There was no fundamental right to be elected, and therefore Article 19's protection in the Constitution, had no bearing on a candidate. Candidacy was a special right that came with conditions of conduct. Justice S. A. Bobde, added on to this stating that Section 123(3) protected the entire transaction; the voter's right to vote and the candidate's pitch. (para 2 of his judgment). Any appeal made to an elector by a candidate/his agent on the ground of religion, race, caste, community, or language of either the candidate, his agent or the elector, amounts to a corrupt practice, was laid down.
Honourable Justices Goel
, Lalit and Chandrachud, who dissented, brought out how secular discourse and politics did not automatically neglect the guarding of special interests based on the grounds listed above. The Constitution enshrined several protections to ameliorate people disadvantaged based on these grounds. Based on this, the dissenting judges believed that there was merit in continuing the judicial position that the law only prohibited a candidate from seeking votes based on his religion etc.
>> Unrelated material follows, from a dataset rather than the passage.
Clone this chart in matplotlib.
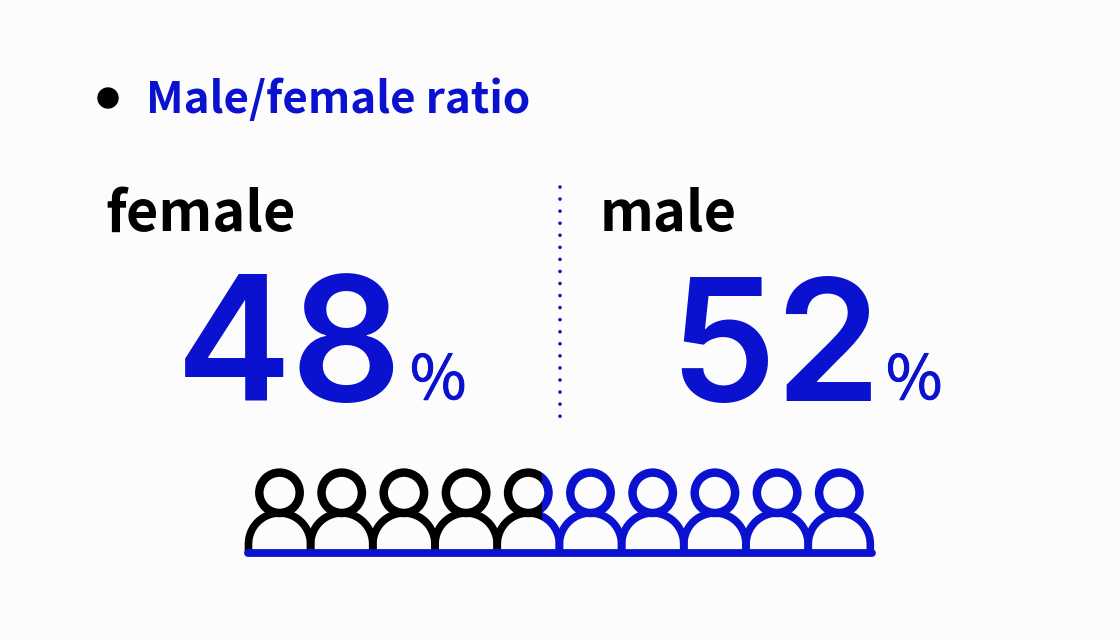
import matplotlib
matplotlib.use("Agg")
import matplotlib.pyplot as plt
import matplotlib.patheffects as pe
import numpy as np
from matplotlib.patches import Circle, PathPatch, Rectangle
from matplotlib.path import Path

BLUE = "#0a12d0"
BLACK = "#000000"
BG = "#fcfcfc"

title = "Male/female ratio"
labels = ["female", "male"]
shares = [48, 52]
icons_total = 10

plt.rcParams["font.family"] = ["Noto Sans CJK KR", "DejaVu Sans"]

fig = plt.figure(figsize=(11.2, 6.4), dpi=100, facecolor=BG)
ax = fig.add_axes([0, 0, 1, 1])
ax.set_xlim(0, 1120)
ax.set_ylim(640, 0)
ax.axis("off")

# header
ax.add_patch(Circle((108, 98), 10, color=BLACK))
ax.text(146, 100, title, color=BLUE, fontsize=31.7, fontweight="bold", va="center", ha="left")

# labels and numbers
ax.text(105, 215, labels[0], color=BLACK, fontsize=40.3, fontweight="bold", va="center", ha="left")
ax.text(600, 215, labels[1], color=BLACK, fontsize=40.3, fontweight="bold", va="center", ha="left")
ax.text(176, 401, str(shares[0]), color=BLUE, fontsize=125, fontweight="semibold", family="Inter", va="baseline", ha="left")
ax.text(669, 401, str(shares[1]), color=BLUE, fontsize=122, fontweight="semibold", family="Inter", va="baseline", ha="left")
for x in (410, 886):
    ax.text(x, 399, "%", color=BLUE, fontsize=44, va="baseline", ha="left",
            path_effects=[pe.withStroke(linewidth=0.7, foreground=BLUE)])

# divider
ax.plot([560, 560], [187, 426], color=BLUE, lw=2.6, linestyle=(0, (0.01, 3.33)), dash_capstyle="round")

# people row, split colour at the share boundary
left, step = 279.5, 62.2
split_x = 542
clip_black = Rectangle((0, 0), split_x, 640, transform=ax.transData)
clip_blue = Rectangle((split_x, 0), 1120 - split_x, 640, transform=ax.transData)
theta = np.linspace(np.pi, 2 * np.pi, 60)
for i in range(icons_total):
    cx = left + i * step
    xs = np.r_[cx - 31, cx + 31 * np.cos(theta), cx + 31]
    ys = np.r_[553, 544 + 31 * np.sin(theta), 553]
    for color, clip in ((BLACK, clip_black), (BLUE, clip_blue)):
        head = Circle((cx, 492.8), 20.2, fill=False, ec=color, lw=6.1)
        body = PathPatch(Path(np.c_[xs, ys]), fill=False, ec=color, lw=5.5)
        ax.add_patch(head)
        ax.add_patch(body)
        head.set_clip_path(clip)
        body.set_clip_path(clip)
ax.plot([248, 872], [553, 553], color=BLUE, lw=5.6, solid_capstyle="round")

fig.savefig("out.png", dpi=100, facecolor=BG)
One issue with the judgment is the practical implications off "any appeal". When candidates make pitches to the people, the language and mediums they use will come under scrutiny so that it does not fall foul of this judgment. The Court remained silent on providing guidelines on how to determine this, stating that "it is a matter of evidence". Not providing some guiding principles or tests for determining whether language used will constitute an appeal on non-secular or divisive grounds, has left the matter not fully resolved, and open to re-litigation. The line between mere discussion and any appeal must be drawn.
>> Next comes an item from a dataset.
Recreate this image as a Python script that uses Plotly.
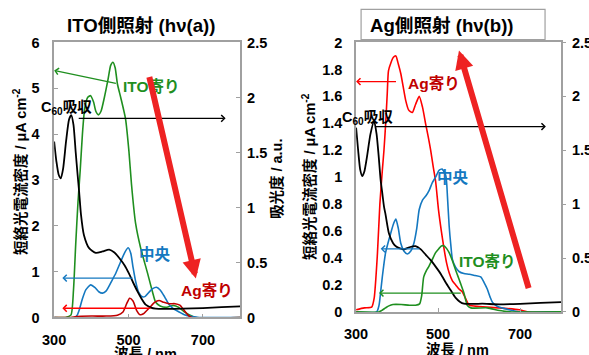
import plotly.graph_objects as go

# The page is captured with an 8px body margin and a slight resize, so
# target picture coordinates (T) map to figure pixels as T/S - 8.
SX, SY = 0.98, 0.953
OFF = 8
FW, FH = 594, 366

# ---------------- data: panel (a) ITO-side illumination ----------------
ito_a_nm = [300, 330, 345, 352, 358, 364, 370, 376, 382, 390, 398, 406, 412, 419, 426, 435, 445, 452, 458, 464, 470, 479, 492, 501, 508, 519, 533, 550, 564, 573, 585, 600, 620, 635, 650, 665, 680, 800]
ito_a_val = [0, 0, 0.05, 0.6, 1.6, 2.5, 3.2, 4.0, 4.55, 4.8, 4.84, 4.7, 4.5, 4.42, 4.5, 4.8, 5.2, 5.5, 5.57, 5.45, 5.1, 4.8, 4.33, 3.63, 2.9, 2.05, 1.5, 1.0, 0.57, 0.33, 0.25, 0.22, 0.26, 0.22, 0.12, 0.05, 0, 0]

mid_a_nm = [300, 355, 362, 368, 375, 385, 398, 410, 420, 430, 440, 455, 466, 478, 490, 499, 506, 512, 519, 527, 537, 545, 555, 565, 575, 585, 597, 609, 622, 636, 650, 671, 690, 800]
mid_a_val = [0, 0, 0.05, 0.18, 0.38, 0.6, 0.71, 0.65, 0.56, 0.53, 0.58, 0.8, 0.97, 1.2, 1.42, 1.52, 1.4, 1.1, 0.79, 0.55, 0.45, 0.46, 0.55, 0.63, 0.66, 0.6, 0.45, 0.28, 0.18, 0.12, 0.06, 0.02, 0, 0]

ag_a_nm = [300, 345, 360, 400, 440, 470, 485, 495, 503, 512, 522, 531, 540, 555, 570, 582, 595, 610, 625, 638, 650, 660, 670, 800]
ag_a_val = [0, 0, 0.02, 0.03, 0.03, 0.05, 0.12, 0.3, 0.42, 0.36, 0.15, 0.06, 0.08, 0.2, 0.33, 0.37, 0.33, 0.3, 0.3, 0.27, 0.15, 0.05, 0, 0]

abs_a_nm = [300, 306, 312, 318, 324, 332, 340, 346, 352, 358, 363, 367, 372, 380, 394, 412, 430, 448, 462, 475, 490, 501, 512, 524, 535, 546, 560, 573, 600, 644, 700, 750, 800]
abs_a_val = [1.6, 1.42, 1.3, 1.265, 1.35, 1.6, 1.8, 1.84, 1.75, 1.5, 1.3, 1.15, 0.94, 0.75, 0.63, 0.587, 0.6, 0.617, 0.59, 0.54, 0.47, 0.4, 0.32, 0.237, 0.17, 0.116, 0.09, 0.08, 0.078, 0.08, 0.085, 0.093, 0.1]

# ---------------- data: panel (b) Ag-side illumination ----------------
ag_b_nm = [300, 320, 338, 344, 352, 358, 364, 368, 372, 376, 379, 385, 391, 397, 403, 409, 415, 421, 428, 437, 445, 454, 462, 470, 476, 482, 488, 494, 501, 508, 515, 521, 527, 535, 543, 551, 559, 567, 576, 600, 649, 698, 720, 800]
ag_b_val = [0.016, 0.03, 0.035, 0.1, 0.43, 0.8, 1.05, 1.2, 1.39, 1.62, 1.79, 1.85, 1.89, 1.9, 1.84, 1.77, 1.67, 1.57, 1.5, 1.48, 1.54, 1.6, 1.52, 1.39, 1.3, 1.2, 1.08, 0.97, 0.76, 0.6, 0.46, 0.36, 0.29, 0.23, 0.2, 0.17, 0.15, 0.1, 0.05, 0.04, 0.03, 0.016, 0, 0]

mid_b_nm = [300, 350, 356, 360, 364, 372, 385, 392, 397, 403, 409, 417, 425, 433, 441, 448, 454, 462, 470, 478, 486, 494, 502, 510, 519, 523, 527, 531, 535, 543, 551, 563, 576, 590, 604, 612, 620, 627, 633, 645, 673, 700, 800]
mid_b_val = [0, 0, 0.05, 0.15, 0.26, 0.44, 0.59, 0.66, 0.69, 0.62, 0.51, 0.45, 0.43, 0.45, 0.51, 0.62, 0.76, 0.83, 0.86, 0.9, 0.96, 1.0, 1.05, 1.06, 1.01, 0.85, 0.64, 0.5, 0.39, 0.33, 0.3, 0.285, 0.28, 0.27, 0.26, 0.22, 0.17, 0.11, 0.07, 0.04, 0.016, 0, 0]

ito_b_nm = [300, 355, 362, 372, 380, 390, 410, 430, 445, 455, 460, 465, 472, 478, 486, 494, 502, 508, 515, 521, 527, 535, 543, 549, 555, 563, 568, 571, 580, 620, 650, 680, 800]
ito_b_val = [0, 0, 0.01, 0.03, 0.045, 0.055, 0.055, 0.05, 0.05, 0.06, 0.12, 0.26, 0.31, 0.34, 0.39, 0.44, 0.47, 0.49, 0.49, 0.47, 0.44, 0.38, 0.31, 0.26, 0.21, 0.14, 0.08, 0.05, 0.03, 0.03, 0.01, 0, 0]

abs_b_nm = [300, 305, 310, 315, 320, 327, 335, 344, 350, 355, 360, 364, 368, 372, 380, 390, 397, 407, 417, 430, 445, 458, 470, 482, 494, 507, 519, 531, 543, 553, 563, 590, 608, 650, 700, 750, 800]
abs_b_val = [1.71, 1.5, 1.32, 1.26, 1.3, 1.45, 1.65, 1.77, 1.65, 1.45, 1.22, 1.1, 0.98, 0.9, 0.73, 0.64, 0.61, 0.59, 0.58, 0.6, 0.61, 0.58, 0.53, 0.48, 0.42, 0.35, 0.27, 0.2, 0.13, 0.095, 0.076, 0.075, 0.076, 0.07, 0.075, 0.083, 0.09]

x_ticks = [300, 500, 700]

GREEN = '#1f8f1f'
BLUE = '#1478c0'
DARKRED = '#c00000'
RED = '#ff0000'
BIGRED = '#ee2222'
AXC = '#a0a0a0'
FONT = 'Liberation Sans, Arial, Noto Sans CJK JP, sans-serif'
FS = 1.0 / 0.966   # font compensation for the capture resize

fig = go.Figure()

def line(xs, ys, color, xa, ya, w=1.6):
    fig.add_trace(go.Scatter(x=xs, y=ys, mode='lines', xaxis=xa, yaxis=ya,
                             line=dict(color=color, width=w, shape='spline', smoothing=0.6),
                             hoverinfo='skip', showlegend=False))

line(ito_a_nm, ito_a_val, GREEN, 'x', 'y')
line(mid_a_nm, mid_a_val, BLUE, 'x', 'y')
line(ag_a_nm, ag_a_val, DARKRED, 'x', 'y')
line(abs_a_nm, abs_a_val, 'black', 'x', 'y2', 1.8)

line(ag_b_nm, ag_b_val, RED, 'x2', 'y3')
line(mid_b_nm, mid_b_val, BLUE, 'x2', 'y3')
line(ito_b_nm, ito_b_val, GREEN, 'x2', 'y3')
line(abs_b_nm, abs_b_val, 'black', 'x2', 'y4', 1.8)

tf = dict(family=FONT, size=round(14 * FS, 1), color='black', weight='bold')

def px(x):
    return (x / SX - OFF) / FW

def py(y):
    return 1 - (y / SY - OFF) / FH

common_x = dict(range=[300, 800], tickvals=x_ticks, showgrid=False, zeroline=False,
                showline=True, linecolor=AXC, linewidth=1.5, mirror=True,
                ticks='inside', ticklen=4, tickcolor=AXC, tickfont=tf, ticklabelstandoff=8)

fig.update_layout(
    width=FW, height=FH, autosize=False,
    margin=dict(l=0, r=0, t=0, b=0),
    paper_bgcolor='white', plot_bgcolor='white',
    showlegend=False,
    xaxis=dict(domain=[px(50), px(236)], anchor='y', **common_x),
    yaxis=dict(domain=[py(316), py(42)], range=[0, 6], dtick=1, anchor='x',
               showgrid=False, zeroline=False, showline=True, linecolor=AXC, linewidth=1.5,
               mirror=True, ticks='inside', ticklen=4, tickcolor=AXC, tickfont=tf,
               ticklabelstandoff=10),
    yaxis2=dict(overlaying='y', side='right', anchor='x', range=[0, 2.5], dtick=0.5,
                showgrid=False, zeroline=False, showline=False,
                ticks='inside', ticklen=4, tickcolor=AXC, tickfont=tf, ticklabelstandoff=6),
    xaxis2=dict(domain=[px(352), px(557)], anchor='y3', **common_x),
    yaxis3=dict(domain=[py(310.5), py(42)], range=[0, 2], dtick=0.2, anchor='x2',
                showgrid=False, zeroline=False, showline=True, linecolor=AXC, linewidth=1.5,
                mirror=True, ticks='', tickfont=tf, ticklabelstandoff=9),
    yaxis4=dict(overlaying='y3', side='right', anchor='x2', range=[0, 2.5], dtick=0.5,
                showgrid=False, zeroline=False, showline=False,
                ticks='outside', ticklen=4, tickcolor=AXC, tickfont=tf, ticklabelstandoff=3),
)

ann = []

def txt(x, y, s, size=15, color='black', angle=0, xanchor='center'):
    ann.append(dict(x=px(x), y=py(y), xref='paper', yref='paper', text='<b>' + s + '</b>',
                    showarrow=False, font=dict(family=FONT, size=round(size * FS, 1), color=color),
                    textangle=angle, xanchor=xanchor, yanchor='middle'))

# titles
txt(137, 25, 'ITO側照射 (hν(a))', 18)
txt(364, 25, 'Ag側照射 (hν(b))', 18, xanchor='left')
# axis titles
ytitle = '短絡光電流密度 / μA cm<sup>-2</sup>'
txt(16, 171, ytitle, 14, angle=-90)
txt(305, 176, ytitle, 14, angle=-90)
txt(273, 178, '吸光度 / a.u.', 14, angle=-90)
txt(141, 352, '波長 / nm', 14)
txt(453, 348, '波長 / nm', 14)
# series labels
txt(147, 86, 'ITO寄り', 15, GREEN)
txt(62, 107, 'C<sub>60</sub>吸収', 14)
txt(151, 253, '中央', 15, BLUE)
txt(203, 289, 'Ag寄り', 15, DARKRED)
txt(430, 83, 'Ag寄り', 15, DARKRED)
txt(363, 117, 'C<sub>60</sub>吸収', 14)
txt(449, 177, '中央', 15, BLUE)
txt(483, 260, 'ITO寄り', 15, GREEN)

# arrows: (tail_x, tail_y) -> (tip_x, tip_y) in data coordinates
arrows = [
    ('x', 'y', 470, 5.10, 300, 5.39, GREEN, 1.3, 4, 1.0),
    ('x', 'y2', 362, 1.81, 761, 1.81, 'black', 1.3, 4, 1.0),
    ('x', 'y', 515, 0.86, 322, 0.86, BLUE, 1.3, 4, 1.0),
    ('x', 'y', 563, 0.20, 322, 0.20, RED, 1.3, 4, 1.0),
    ('x', 'y', 555, 5.28, 681, 0.85, BIGRED, 6, 2, 0.62),
    ('x2', 'y3', 401, 1.71, 300, 1.71, RED, 1.3, 4, 1.0),
    ('x2', 'y4', 344, 1.72, 763, 1.72, 'black', 1.3, 4, 1.0),
    ('x2', 'y3', 458, 0.468, 360, 0.468, BLUE, 1.3, 4, 1.0),
    ('x2', 'y3', 559, 0.14, 356, 0.14, GREEN, 1.3, 4, 1.0),
    ('x2', 'y3', 722, 0.165, 551, 1.94, BIGRED, 6, 2, 0.62),
]
for xr, yr, tx, ty, hx, hy, c, w, head, size in arrows:
    ann.append(dict(x=hx, y=hy, ax=tx, ay=ty, xref=xr, yref=yr, axref=xr, ayref=yr,
                    text='', showarrow=True, arrowhead=head, arrowwidth=w, arrowsize=size,
                    arrowcolor=c, standoff=0, startstandoff=0))

fig.update_layout(annotations=ann)

fig.add_shape(type='rect', xref='paper', yref='paper', x0=px(357), x1=px(541), y0=py(39), y1=py(9),
              line=dict(color=AXC, width=1.2), fillcolor='rgba(0,0,0,0)', layer='below')

fig.write_html('out.html')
There is truth the legal reasoning of all seven judges. Given how Indian politics has largely been a power protecting exercise, the question we must answer impartially is, have diverse interests been protected? Indian politics exemplifies what the Greek playwright Aristophanes wrote in the play "Knights", "to win the people, always cook them some savoury that pleases them."
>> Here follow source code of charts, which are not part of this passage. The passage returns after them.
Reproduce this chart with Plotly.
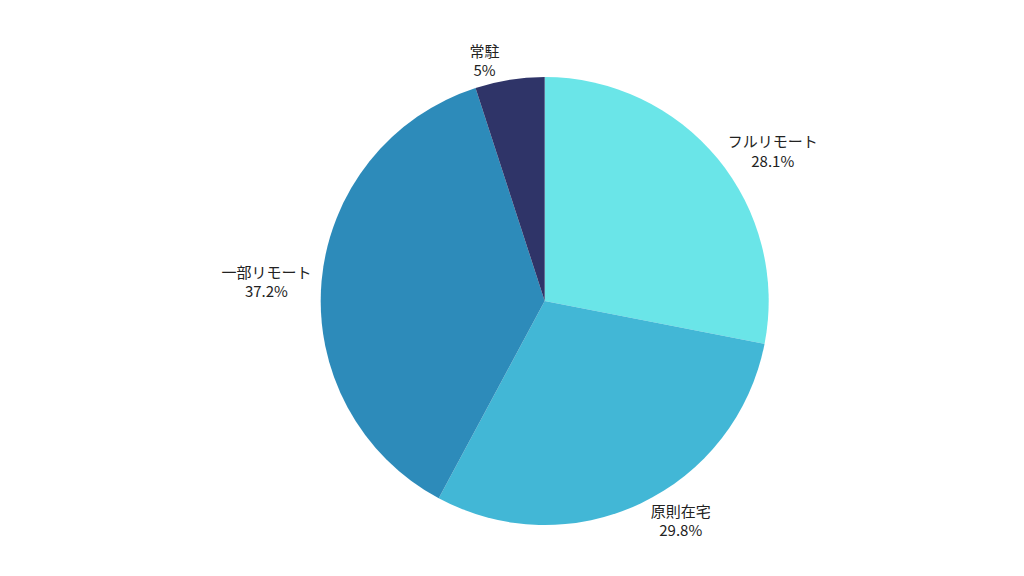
import plotly.graph_objects as go

labels = ["フルリモート", "原則在宅", "一部リモート", "常駐"]
values = [28.1, 29.8, 37.2, 5]
colors = ["#6ae5e8", "#42b7d6", "#2d8bba", "#2f3468"]

fig = go.Figure(go.Pie(
    labels=labels, values=values, sort=False, direction="clockwise", rotation=0,
    marker=dict(colors=colors), textposition="outside",
    texttemplate="%{label}<br>%{value}%", hoverinfo="label+value",
    showlegend=False, domain=dict(x=[0, 0.948])
))
fig.update_traces(outsidetextfont=dict(color="#222222", size=15))
fig.update_layout(
    width=1024, height=576,
    margin=dict(l=0, r=0, t=69, b=59),
    paper_bgcolor="white",
    font=dict(family="Noto Sans CJK JP", size=15, color="#222222"),
    uniformtext=dict(minsize=15),
)
fig.write_html("out.html")
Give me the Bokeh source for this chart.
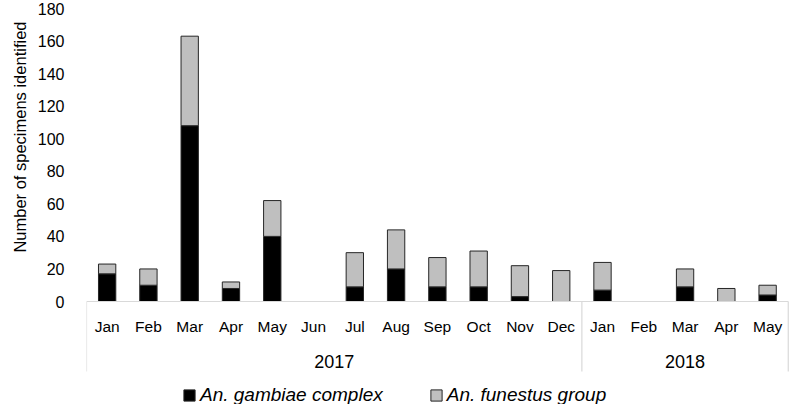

No political party anywhere in India can claim that they are free from accusations of pandering to a stratum of voters. The two major ruling parties, BJP and the Congress, at various points in history, have had allegations of being pro - Hindutva or pro - Muslim levied against them.
In 2014, India recorded its highest voter turnout of 66.4%. One of the reasons for this was a desperate need in radical change in policy. This judgment is a big boost to the modern Indian voter, as well as a reminder that Indians irrespective of their background, have a lot of common interests in need of protecting: better infrastructure, a fairer tax regime, access to education, job opportunities, proper wages and working conditions, and accountability of the Government to name a few. MPs and MLAs should not be asked what they are being done for a given section, but what they are doing for Indians entirely. This judgment views the election process in entirety, and scrutinises the position of the voter. If we are truly to be a secular nation, our leaders must be elected through a secular mechanism. Gaining votes based on parameters such as religion, deviates attention on more essential questions of common development.
The multi-party system was adopted to represent the myriad interests in India. There are sections of society who have been denied basic human rights and their needs merit genuine representation and discussion. The judgment will have a positive implication on this if it is applied in good faith and in true sense of its wordings. It will motivate parties to speak policy to the people's who's interests it seeks to represent. It will dissuade parties from asking people for votes based on fear of being marginalised. The judgment could change the political dialogue of the country.
Religion and language should be deeply personal and should not determine how people interact with one another. The concept of caste and community discrimination should hold no value in social interaction. An election is not about the candidate alone. It is about the vision the candidate has for his given constituency and the needs of the voters (who are of different backgrounds) in that constituency. Without a judicial push backed by legislative intent of this kind, politics will never reform itself.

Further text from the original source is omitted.